Tuesday, February 25, 2014

Praying the Psalms

           


            Historically, the Old Testament psalms have been the church’s prayer book.  The medieval church so valued constant prayer that many people in the middle ages made substantial donations to monasteries so that monks and nuns, largely freed from manual labor, could become "professional" pray-ers on behalf of the rest of society. Many of them lived a life of prayer, praying day and night.  Most Benedictine monks and nuns chanted all 150 psalms once a week in a cycle of seven daily "hours." The first thing required of them was learning to read, if they did not already know how to. Next, they had to memorize the Psalms, which might take anywhere from six months to two years.

            In the New Testament book of Acts, when the original apostles were put in a position to clarify what their most sacred obligations were, they decided that they must give their attention to prayer and the ministry of the word (Acts 6:4).  The New Testament writers pray and quote the psalms more than any other book of the Old Testament.

            The best introduction there is to the psalms is to begin praying them because the psalms teach us how to pray.  The psalms are meant to be prayed and fully engrafted into the life of the believer.  Learning the psalms means praying them, and praying them means praying them over and over again.

            If you are not yet convinced why we ought to pray the psalms, let me offer some more reasons:

1.  Through praying the psalms we learn the promises of God and how to pray relying on those promises.  It is both appropriate and necessary to take God’s promises, remind God of them, and look for God to fulfill them.

2.  We learn how to pray together as a community, and not just as individuals.

3.  We discover that the heart cannot pray by itself because we often need to pray contrary to our hearts.  I am a believer and an advocate of pouring out our hearts to God; yet doing that in and of itself does not teach us to pray.  Dietrich Bonhoeffer, the German Lutheran pastor who was part of the resistance to Hitler in the last century said, “The richness of the Word of God ought to determine our prayer, not the poverty of our heart.”  The reason for this is because our hearts can be very deceitful, but if we can tether our hearts to God’s Word, we can pour out both our praise and lament according to biblical truth and not to things never promised to us.
            What is more, if we make it a practice to always follow our hearts, we may find ourselves only praying when we feel like it.  It is a common temptation of Satan to make us give up the reading of the Word and prayer when our enjoyment is gone; as if it were of no use to read the scriptures when we do not enjoy them, and as if it were no use to pray when we have no spirit of prayer.
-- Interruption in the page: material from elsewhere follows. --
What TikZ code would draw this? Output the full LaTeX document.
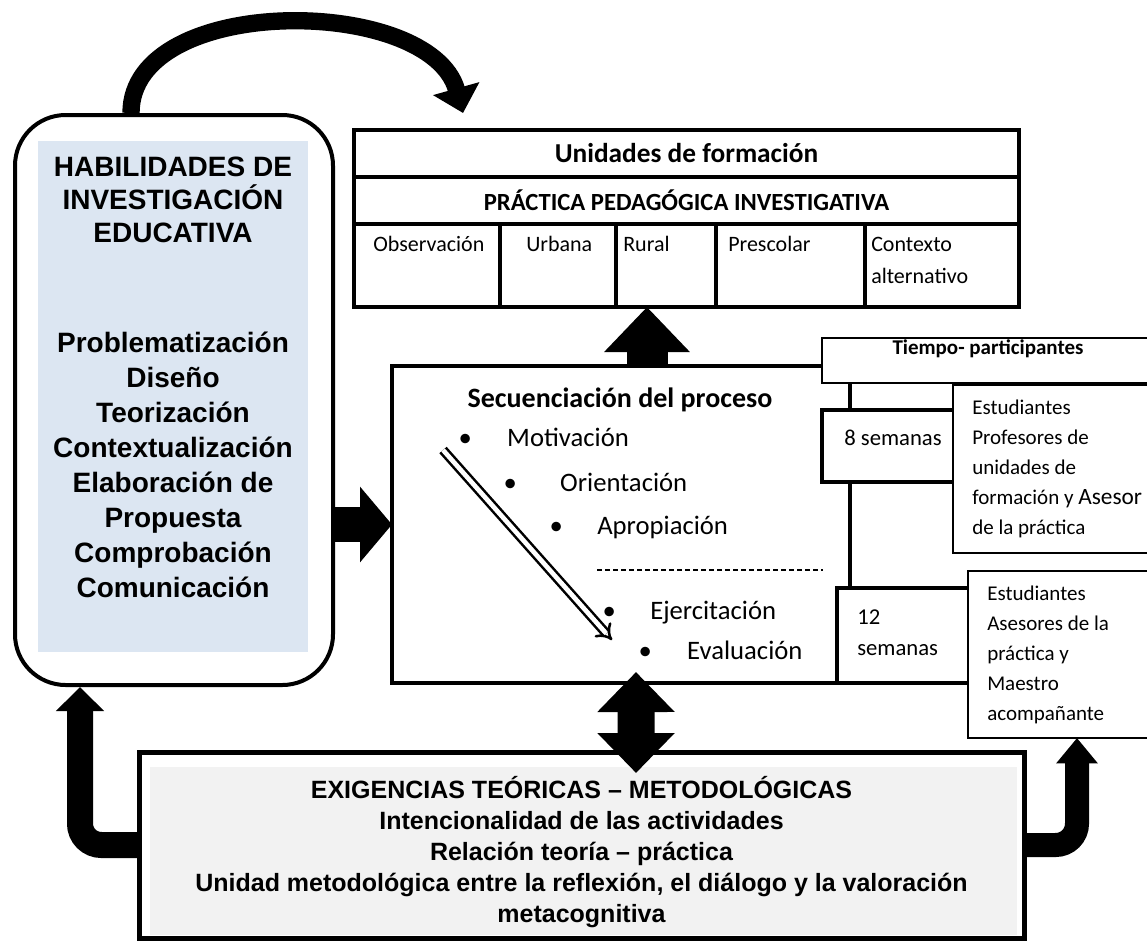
\documentclass[tikz,border=0pt]{standalone}
\usepackage{fontspec}
\setmainfont{Carlito}
\newfontfamily\arialfont{Liberation Sans}
\usetikzlibrary{positioning, arrows.meta}
\definecolor{skillblue}{RGB}{220,230,242}
\definecolor{exiggray}{RGB}{242,242,242}

\begin{document}
\begin{tikzpicture}[x=0.75pt, y=-0.75pt,
  thick box/.style={draw, line width=3pt, outer sep=0pt, inner sep=0pt},
  thin box/.style={draw, fill=white, line width=1.2pt, outer sep=0pt, inner sep=0pt},
  cell/.style={thick box, minimum height=62.25pt},
  head text/.style={font=\bfseries\fontsize{#1}{22}\selectfont},
  cell text/.style={anchor=north west, inner sep=0pt, align=left, font=\fontsize{16.5}{24}\selectfont},
  skill text/.style={inner sep=0pt, align=center, font=\arialfont\bfseries\fontsize{21}{#1}\selectfont},
  seq item/.style={anchor=base west, inner sep=0pt, font=\fontsize{20}{24}\selectfont},
  side text/.style={anchor=north west, inner sep=0pt, align=left, font=\fontsize{15.75}{22.5}\selectfont},
  week text/.style={inner sep=0pt, align=left, font=\fontsize{17}{23.25}\selectfont},
  up arrow/.style={line width=30.75pt, -{Triangle[length=33.75pt, width=62.25pt]}},
  side arrow/.style={line width=26.25pt, -{Triangle[length=24pt, width=55.5pt]}},
  twin arrow/.style={line width=27.75pt, {Triangle[length=30pt, width=56.25pt]}-{Triangle[length=30pt, width=56.25pt]}},
  back arrow/.style={line width=#1, rounded corners=16pt},
  top arrow/.style={line width=13pt, -{Triangle[length=19pt, width=35pt]}},
  hollow arrow/.style={double, double distance=3.5pt, line width=1.9pt, -{Implies}},
  ]
\useasboundingbox (0,0) rectangle (1147,940);

\node[thick box, outer sep=1.5pt, rounded corners=38pt, minimum width=238.5pt, minimum height=427.5pt] (skills) at (174,400) {};
\node[fill=skillblue, inner sep=0pt, minimum width=202.5pt, minimum height=383.25pt] (skills bg) at (173,396.5) {};
\node[skill text=24.75] (skills title) at (173,200) {HABILIDADES DE\\INVESTIGACIÓN\\EDUCATIVA};
\node[skill text=26.25] (skills list) at (173,465) {Problematización\\Diseño\\Teorización\\Contextualización\\Elaboración de\\Propuesta\\Comprobación\\Comunicación};

\node[thick box, head text=20.5, minimum width=498.75pt, minimum height=35.25pt] (units) at (686.5,153.5) {Unidades de formación};
\node[thick box, head text=18.5, minimum width=498.75pt, minimum height=35.25pt, below=0pt of units] (practice) {PRÁCTICA PEDAGÓGICA INVESTIGATIVA};
\node[cell, minimum width=109.5pt, below right=0pt of practice.south west] (obs) {};
\node[cell, minimum width=87pt, right=0pt of obs] (urban) {};
\node[cell, minimum width=75pt, right=0pt of urban] (rural) {};
\node[cell, minimum width=111.75pt, right=0pt of rural] (presc) {};
\node[cell, minimum width=115.5pt, right=0pt of presc] (context) {};
\node[cell text] at (373,236) {Observación};
\node[cell text] at (526,236) {Urbana};
\node[cell text] at (623,236) {Rural};
\node[cell text] at (728,236) {Prescolar};
\node[cell text] at (871,237) {Contexto\\alternativo};

\node[thick box, line width=3.4pt, minimum width=343.5pt, minimum height=237.75pt] (seq box) at (621,524.5) {};
\node[font=\bfseries\fontsize{21}{25}\selectfont] (seq title) at (620,400) {Secuenciación del proceso};
\node[seq item] (motiv) at (465,446) {\makebox[0pt]{•}\hspace{31.5pt}Motivación};
\node[seq item] (orient) at (510,491) {\makebox[0pt]{•}\hspace{37.5pt}Orientación};
\node[seq item] (apro) at (556,534) {\makebox[0pt]{•}\hspace{30.75pt}Apropiación};
\node[seq item] (ejer) at (609,619) {\makebox[0pt]{•}\hspace{30.75pt}Ejercitación};
\node[seq item] (eval) at (645,659) {\makebox[0pt]{•}\hspace{31.5pt}Evaluación};
\draw[line width=1.1pt, dash pattern=on 3.9pt off 2.1pt] (597,570) -- (823,570);
\draw[hollow arrow] ([xshift=-16.5pt,yshift=-3pt]motiv.base west) -- ([xshift=2.25pt,yshift=-15.75pt]ejer.base west);

\node[thick box, line width=3.4pt, fill=white, minimum width=111pt, minimum height=54pt] (eight) at (896,446) {};
\node[thick box, line width=3.4pt, fill=white, minimum width=114.75pt, minimum height=71.25pt] (twelve) at (913.5,635.5) {};
\node[thin box, minimum width=246pt, minimum height=33.75pt] (time) at (986,360.5) {};
\node[thin box, minimum width=147.75pt, minimum height=126pt] (estud one) at (1051.5,469) {};
\node[thin box, minimum width=136.5pt, minimum height=125.25pt] (estud two) at (1059,654.5) {};
\node[font=\bfseries\fontsize{15.75}{19}\selectfont] at (988,349) {Tiempo- participantes};
\node[week text] at (893,438) {8 semanas};
\node[week text, anchor=north west] at (857,610) {12\\semanas};
\node[side text] at (972,400) {Estudiantes\\Profesores de\\unidades de\\formación y {\fontsize{17.5}{22.5}\selectfont Asesor}\\de la práctica};
\node[side text] at (987,586) {Estudiantes\\Asesores de la\\práctica y\\Maestro\\acompañante};

\node[thick box, line width=3.75pt, minimum width=663.75pt, minimum height=139.5pt] (exig) at (581.5,845) {};
\node[fill=exiggray, inner sep=0pt, minimum width=650.25pt, minimum height=126pt] (exig bg) at (583.5,851) {};
\node[inner sep=0pt, align=center, font=\arialfont\bfseries\fontsize{18.75}{23.25}\selectfont] (exig text) at (581.5,852) {EXIGENCIAS TEÓRICAS – METODOLÓGICAS\\Intencionalidad de las actividades\\Relación teoría – práctica\\Unidad metodológica entre la reflexión, el diálogo y la valoración\\metacognitiva};

\draw[top arrow] ([xshift=-32.25pt]skills.north) .. controls +(0,-120) and +(-33,-118) .. ([xshift=-167.6pt,yshift=12.75pt]units.north);
\draw[up arrow] ([xshift=19.5pt]seq box.north) -- ([xshift=-14.25pt]rural.south);
\draw[side arrow] (skills.east |- seq box.west) -- (seq box.west);
\draw[twin arrow] ([xshift=40.9pt,yshift=-15.75pt]exig.north) -- ([xshift=11.25pt,yshift=8.25pt]seq box.south);
\draw[back arrow=19.5pt, -{Triangle[length=18pt, width=35pt]}] (exig.west) -| ([xshift=-70.5pt]skills.south);
\draw[back arrow=18pt, -{Triangle[length=19pt, width=30pt]}] (exig.east) -| ([xshift=13.5pt]estud two.south);

\end{tikzpicture}
\end{document}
The truth is that, in order to enjoy the Word, we ought to continue to read it, and the way to obtain a spirit of prayer is to continue praying. The less we read the Word of God, the less we desire to read it, and the less we pray, the less we desire to pray.

4.  Praying the psalms teaches us to speak to God with confidence and joy, just like a small child boldly asking for what she wants in wonderful anticipation of getting it.

5.  Praying the psalms provides direction for our lives; it is the GPS for our souls.

6.  When we pray the psalms we join a praise and prayer team that has been going on for thousands of years by believers across the ages in all kinds of cultures.  They serve as a great cloud of witnesses testifying to the power of God to sustain and grow our faith, hope, and love.

7.  And maybe most importantly, in praying the psalms we discover the heart of God and adopt his heart as our heart.  When praying according to God’s Word and God’s Way, we get to know who God is and discover the prayers that he delights to answer.


            In other words, we bring our own situations and experiences to the psalms and permit the psalms to reshape our thoughts and our prayers.  This forms us into God’s people by re-directing our lives with God’s promises and plans.  The psalms are meant to transform us.  Repeated exposure to God’s Word and daily praying his Word through the psalms (even if it is small) will change the way we live our lives and will change the way the world works.